• _Task to carry out_:
Quote word for word the lines below, beginning with the first and ending with the one that has "ys = alt.Scale(domain=[-0.5, 3], nice=False, zero=False)". Drop the pictures.
## START
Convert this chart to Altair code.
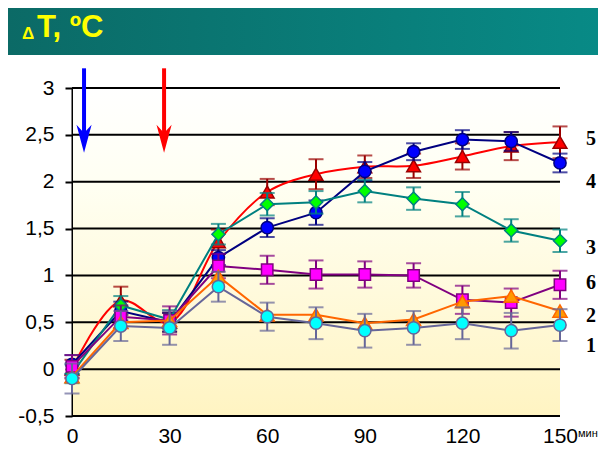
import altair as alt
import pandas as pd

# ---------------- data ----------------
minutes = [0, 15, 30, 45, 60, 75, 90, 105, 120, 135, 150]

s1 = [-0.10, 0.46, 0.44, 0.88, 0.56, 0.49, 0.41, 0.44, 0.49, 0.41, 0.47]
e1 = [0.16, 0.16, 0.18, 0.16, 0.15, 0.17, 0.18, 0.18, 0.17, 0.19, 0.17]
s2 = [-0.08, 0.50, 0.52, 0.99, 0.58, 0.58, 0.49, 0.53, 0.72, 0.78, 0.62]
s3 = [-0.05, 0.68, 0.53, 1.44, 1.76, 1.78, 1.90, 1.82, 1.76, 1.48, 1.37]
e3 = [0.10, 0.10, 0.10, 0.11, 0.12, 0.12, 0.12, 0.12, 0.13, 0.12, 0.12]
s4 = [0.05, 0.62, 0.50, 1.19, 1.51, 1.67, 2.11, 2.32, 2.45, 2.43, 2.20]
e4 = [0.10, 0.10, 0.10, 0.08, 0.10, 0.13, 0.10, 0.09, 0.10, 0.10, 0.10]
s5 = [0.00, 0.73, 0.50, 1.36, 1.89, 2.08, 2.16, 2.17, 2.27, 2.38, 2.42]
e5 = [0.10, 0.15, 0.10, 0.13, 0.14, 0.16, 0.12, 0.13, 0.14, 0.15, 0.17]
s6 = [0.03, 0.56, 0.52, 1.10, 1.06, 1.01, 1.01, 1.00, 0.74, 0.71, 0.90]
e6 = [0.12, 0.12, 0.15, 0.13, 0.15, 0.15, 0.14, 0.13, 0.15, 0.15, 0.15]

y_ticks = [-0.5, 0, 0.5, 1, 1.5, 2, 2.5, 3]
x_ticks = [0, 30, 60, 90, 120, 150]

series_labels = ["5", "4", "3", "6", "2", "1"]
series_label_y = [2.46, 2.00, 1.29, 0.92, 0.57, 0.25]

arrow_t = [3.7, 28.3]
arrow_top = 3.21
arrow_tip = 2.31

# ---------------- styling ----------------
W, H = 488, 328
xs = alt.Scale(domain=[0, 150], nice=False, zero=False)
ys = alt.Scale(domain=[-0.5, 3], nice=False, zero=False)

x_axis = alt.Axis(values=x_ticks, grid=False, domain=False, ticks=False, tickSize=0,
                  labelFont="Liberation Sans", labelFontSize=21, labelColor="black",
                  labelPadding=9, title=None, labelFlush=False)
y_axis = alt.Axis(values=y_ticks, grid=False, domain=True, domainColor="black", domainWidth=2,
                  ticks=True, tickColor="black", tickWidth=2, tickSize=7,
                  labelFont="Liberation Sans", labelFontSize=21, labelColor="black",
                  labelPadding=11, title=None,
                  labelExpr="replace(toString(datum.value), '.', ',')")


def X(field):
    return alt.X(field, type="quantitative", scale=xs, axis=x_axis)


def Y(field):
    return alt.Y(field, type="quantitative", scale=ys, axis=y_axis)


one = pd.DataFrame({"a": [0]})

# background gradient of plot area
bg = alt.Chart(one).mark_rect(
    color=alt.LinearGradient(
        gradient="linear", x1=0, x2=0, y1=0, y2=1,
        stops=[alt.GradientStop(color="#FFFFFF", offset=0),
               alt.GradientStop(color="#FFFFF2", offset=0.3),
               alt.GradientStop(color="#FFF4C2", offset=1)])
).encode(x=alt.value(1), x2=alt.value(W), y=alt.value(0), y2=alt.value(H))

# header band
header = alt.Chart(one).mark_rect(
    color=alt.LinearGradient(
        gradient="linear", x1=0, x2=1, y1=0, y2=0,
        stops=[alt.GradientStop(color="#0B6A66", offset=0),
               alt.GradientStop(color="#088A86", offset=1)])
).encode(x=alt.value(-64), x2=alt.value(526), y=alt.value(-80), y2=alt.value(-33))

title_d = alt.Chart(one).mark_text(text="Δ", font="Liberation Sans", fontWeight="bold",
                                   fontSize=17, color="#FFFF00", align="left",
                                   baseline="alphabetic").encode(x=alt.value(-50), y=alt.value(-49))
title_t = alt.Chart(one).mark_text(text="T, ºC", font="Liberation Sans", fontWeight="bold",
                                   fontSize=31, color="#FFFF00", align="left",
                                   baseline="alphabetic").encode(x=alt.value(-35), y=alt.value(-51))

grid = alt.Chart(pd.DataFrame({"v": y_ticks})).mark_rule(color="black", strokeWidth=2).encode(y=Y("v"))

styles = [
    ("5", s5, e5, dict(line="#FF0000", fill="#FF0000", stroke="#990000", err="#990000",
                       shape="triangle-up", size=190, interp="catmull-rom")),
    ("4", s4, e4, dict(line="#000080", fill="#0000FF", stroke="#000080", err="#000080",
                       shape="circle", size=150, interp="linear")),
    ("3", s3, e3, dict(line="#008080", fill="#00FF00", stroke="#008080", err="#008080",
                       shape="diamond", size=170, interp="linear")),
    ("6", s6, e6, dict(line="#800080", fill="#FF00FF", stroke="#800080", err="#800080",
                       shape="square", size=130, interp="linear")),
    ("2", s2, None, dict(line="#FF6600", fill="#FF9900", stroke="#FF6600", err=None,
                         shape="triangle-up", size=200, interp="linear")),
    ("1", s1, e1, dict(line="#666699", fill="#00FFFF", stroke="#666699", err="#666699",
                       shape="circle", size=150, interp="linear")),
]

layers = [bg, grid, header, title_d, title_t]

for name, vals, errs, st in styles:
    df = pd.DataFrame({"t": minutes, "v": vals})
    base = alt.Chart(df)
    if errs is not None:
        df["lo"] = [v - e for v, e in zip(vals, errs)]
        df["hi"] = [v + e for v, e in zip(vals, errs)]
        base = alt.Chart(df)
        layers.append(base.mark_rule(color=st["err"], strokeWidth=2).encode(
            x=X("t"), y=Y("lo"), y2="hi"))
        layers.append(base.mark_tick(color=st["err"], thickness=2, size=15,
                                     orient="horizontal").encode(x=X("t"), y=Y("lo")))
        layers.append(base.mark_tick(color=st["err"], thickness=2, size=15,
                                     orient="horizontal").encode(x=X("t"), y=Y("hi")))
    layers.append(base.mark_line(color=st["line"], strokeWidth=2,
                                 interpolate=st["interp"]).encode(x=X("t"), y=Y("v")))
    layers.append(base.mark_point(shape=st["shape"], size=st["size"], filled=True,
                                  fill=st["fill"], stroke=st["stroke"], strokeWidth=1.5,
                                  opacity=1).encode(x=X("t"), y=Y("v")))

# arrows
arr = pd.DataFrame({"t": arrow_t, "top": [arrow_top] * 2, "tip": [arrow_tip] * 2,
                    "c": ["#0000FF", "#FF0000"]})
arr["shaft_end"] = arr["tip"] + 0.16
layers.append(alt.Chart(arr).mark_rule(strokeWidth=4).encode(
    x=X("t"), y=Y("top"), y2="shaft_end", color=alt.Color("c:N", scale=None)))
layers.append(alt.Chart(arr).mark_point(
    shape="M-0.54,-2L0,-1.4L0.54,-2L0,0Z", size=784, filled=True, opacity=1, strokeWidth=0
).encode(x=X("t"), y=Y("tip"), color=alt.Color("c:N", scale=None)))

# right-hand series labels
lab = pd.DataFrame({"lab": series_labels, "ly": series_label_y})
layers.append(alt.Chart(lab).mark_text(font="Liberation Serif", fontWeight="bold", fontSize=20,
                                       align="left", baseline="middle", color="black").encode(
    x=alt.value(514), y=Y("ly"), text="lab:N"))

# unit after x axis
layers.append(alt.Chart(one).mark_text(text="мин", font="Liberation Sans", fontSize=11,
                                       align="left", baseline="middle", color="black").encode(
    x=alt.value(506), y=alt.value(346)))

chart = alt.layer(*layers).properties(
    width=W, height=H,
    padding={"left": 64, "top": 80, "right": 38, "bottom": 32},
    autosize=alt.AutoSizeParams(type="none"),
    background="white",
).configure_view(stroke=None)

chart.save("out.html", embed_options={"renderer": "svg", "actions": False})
## END
• _The reply_:
Convert this chart to Altair code.
import altair as alt
import pandas as pd

# ---------------- data ----------------
minutes = [0, 15, 30, 45, 60, 75, 90, 105, 120, 135, 150]

s1 = [-0.10, 0.46, 0.44, 0.88, 0.56, 0.49, 0.41, 0.44, 0.49, 0.41, 0.47]
e1 = [0.16, 0.16, 0.18, 0.16, 0.15, 0.17, 0.18, 0.18, 0.17, 0.19, 0.17]
s2 = [-0.08, 0.50, 0.52, 0.99, 0.58, 0.58, 0.49, 0.53, 0.72, 0.78, 0.62]
s3 = [-0.05, 0.68, 0.53, 1.44, 1.76, 1.78, 1.90, 1.82, 1.76, 1.48, 1.37]
e3 = [0.10, 0.10, 0.10, 0.11, 0.12, 0.12, 0.12, 0.12, 0.13, 0.12, 0.12]
s4 = [0.05, 0.62, 0.50, 1.19, 1.51, 1.67, 2.11, 2.32, 2.45, 2.43, 2.20]
e4 = [0.10, 0.10, 0.10, 0.08, 0.10, 0.13, 0.10, 0.09, 0.10, 0.10, 0.10]
s5 = [0.00, 0.73, 0.50, 1.36, 1.89, 2.08, 2.16, 2.17, 2.27, 2.38, 2.42]
e5 = [0.10, 0.15, 0.10, 0.13, 0.14, 0.16, 0.12, 0.13, 0.14, 0.15, 0.17]
s6 = [0.03, 0.56, 0.52, 1.10, 1.06, 1.01, 1.01, 1.00, 0.74, 0.71, 0.90]
e6 = [0.12, 0.12, 0.15, 0.13, 0.15, 0.15, 0.14, 0.13, 0.15, 0.15, 0.15]

y_ticks = [-0.5, 0, 0.5, 1, 1.5, 2, 2.5, 3]
x_ticks = [0, 30, 60, 90, 120, 150]

series_labels = ["5", "4", "3", "6", "2", "1"]
series_label_y = [2.46, 2.00, 1.29, 0.92, 0.57, 0.25]

arrow_t = [3.7, 28.3]
arrow_top = 3.21
arrow_tip = 2.31

# ---------------- styling ----------------
W, H = 488, 328
xs = alt.Scale(domain=[0, 150], nice=False, zero=False)
ys = alt.Scale(domain=[-0.5, 3], nice=False, zero=False)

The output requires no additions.